Why is the standard of education falling in Nigeria?

We are witnessing the result of many years of neglect in the country. For many years, the government left the sector to decay. If you start with access to education, you will see that there are many children that should be in school but are not because of one reason or the other. The beginning is to ensure that every child is given access to basic education.

The school must be well funded and equipped. Some of these schools cannot be called schools, especially in public schools. You will see some pupils receiving lectures under trees and there is no building. If some one goes to that kind of environment, you can't expect anything less in terms of quality.

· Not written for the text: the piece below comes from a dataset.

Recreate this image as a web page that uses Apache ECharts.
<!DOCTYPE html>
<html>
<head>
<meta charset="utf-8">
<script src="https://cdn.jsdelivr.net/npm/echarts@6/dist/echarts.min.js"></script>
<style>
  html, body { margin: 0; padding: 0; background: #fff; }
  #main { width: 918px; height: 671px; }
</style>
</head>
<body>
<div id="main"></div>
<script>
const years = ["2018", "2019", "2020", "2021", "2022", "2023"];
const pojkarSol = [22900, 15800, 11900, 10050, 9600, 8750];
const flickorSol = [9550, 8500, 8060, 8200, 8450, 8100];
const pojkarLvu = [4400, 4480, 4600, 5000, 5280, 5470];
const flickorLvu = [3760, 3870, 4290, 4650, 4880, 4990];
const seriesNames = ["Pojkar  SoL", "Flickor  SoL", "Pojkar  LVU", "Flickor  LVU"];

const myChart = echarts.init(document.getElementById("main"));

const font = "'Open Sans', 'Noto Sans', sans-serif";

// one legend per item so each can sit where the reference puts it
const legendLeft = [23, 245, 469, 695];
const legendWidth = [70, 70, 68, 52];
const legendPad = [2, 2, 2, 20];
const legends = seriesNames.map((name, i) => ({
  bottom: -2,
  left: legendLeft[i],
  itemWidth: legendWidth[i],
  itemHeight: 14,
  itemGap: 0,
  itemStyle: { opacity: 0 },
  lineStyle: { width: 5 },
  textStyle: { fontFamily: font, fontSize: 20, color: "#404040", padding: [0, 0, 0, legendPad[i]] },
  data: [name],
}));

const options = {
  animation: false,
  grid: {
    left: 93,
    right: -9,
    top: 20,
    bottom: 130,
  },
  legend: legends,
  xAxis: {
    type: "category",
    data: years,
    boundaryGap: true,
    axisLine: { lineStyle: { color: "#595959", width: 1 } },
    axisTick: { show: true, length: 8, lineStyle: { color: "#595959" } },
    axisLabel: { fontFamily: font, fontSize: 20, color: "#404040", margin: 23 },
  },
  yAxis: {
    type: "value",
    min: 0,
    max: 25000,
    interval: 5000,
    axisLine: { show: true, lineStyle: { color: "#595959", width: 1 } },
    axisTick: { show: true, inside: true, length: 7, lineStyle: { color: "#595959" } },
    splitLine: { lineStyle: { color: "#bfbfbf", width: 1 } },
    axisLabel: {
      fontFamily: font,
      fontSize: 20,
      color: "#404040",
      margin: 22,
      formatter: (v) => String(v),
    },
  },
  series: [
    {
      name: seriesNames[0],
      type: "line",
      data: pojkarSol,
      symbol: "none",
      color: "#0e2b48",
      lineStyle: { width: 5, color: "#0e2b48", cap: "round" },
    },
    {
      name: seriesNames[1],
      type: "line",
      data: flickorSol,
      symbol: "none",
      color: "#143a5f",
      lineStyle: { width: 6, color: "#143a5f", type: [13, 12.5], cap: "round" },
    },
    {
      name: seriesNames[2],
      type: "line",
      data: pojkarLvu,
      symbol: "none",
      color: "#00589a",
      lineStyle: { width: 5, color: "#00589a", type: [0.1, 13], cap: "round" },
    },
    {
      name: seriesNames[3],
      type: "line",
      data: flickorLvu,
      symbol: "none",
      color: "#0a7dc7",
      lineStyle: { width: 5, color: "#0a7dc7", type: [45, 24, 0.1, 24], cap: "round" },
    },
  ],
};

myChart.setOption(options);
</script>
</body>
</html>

The quality of the teachers is another thing. The teachers are not sufficient and in places where they are, they are not qualified. I know of a geo-political zone in this country where over 75 percent of the teachers are not qualified. So, what do you expect from such teaching staff?

Again, we need to look at the issue of funding. You cannot be toying with adequate funding of education and say you want the country to progress. Unfortunately, the proprietors of the schools are not committing enough resources to the area of funding. The federal, state and local governments have not committed enough resources to education, and we have not diversified to allow other stakeholders to get involved in supporting education. The motivation of teachers is another problem. The teachers have not been well motivated to ensure that they give their best.

My own concern is that we should all realize that education should be for all and that we all must have responsibility for education, either as parent, government or corporate institutions and we must play our roles if we want the quality of education to improve in Nigeria.

What percentage of government budget should go to education?

The UNESCO recommended 26 per cent of government budget should be committed to education. I think that should be the beginning because of the long years of decay in that sector in Nigeria. We need a lot of huge input of funding into that sector. Unfortunately, we have never had up to 10 per cent of our national budget on that sector. I believe states; local and federal governments should go for that 26 percent. It is for our own interest. We also need to diversify the funding of education. Corporate organizations should step in and help the government. Wealthy Nigerians should also help in subsidizing education for indigent students as well as providing equipment for schools.

The governors' forum seems to be getting more powerful by the day. Are you comfortable with the rising influence of the forum?

I don't know of any move to give the governors' forum any role in the constitution. I don't think there is anything like that; it has not been introduced on the floor of the House. For the nomination of Ministers, it was former president Olusegun Obasanjo that started the practice in 1999. He asked governors to nominate party members from their states to his cabinet.

He did the same in 2003 and Yar'Adua also followed the practice in 2007. I don't know what Jonathan plans to do; he may have his own style of picking people he wants to work with. Whatever step he is taking is still very close to him. The responsibility lies with the acting President to pick whomever he feels he wants to work with.

Don't you think the governors are becoming too powerful given their roles in recent past?

I believe the position of the governor is very powerful; they have always been powerful because they constitute an important part of our democracy, especially in the states. They are the chief executive officers of their states and they are very important too. The constitution gave them so much power that they can do so many things. It is not that their influence is rising. It has been there, but what is important is that they discharge those powers in a manner that will move their states forward.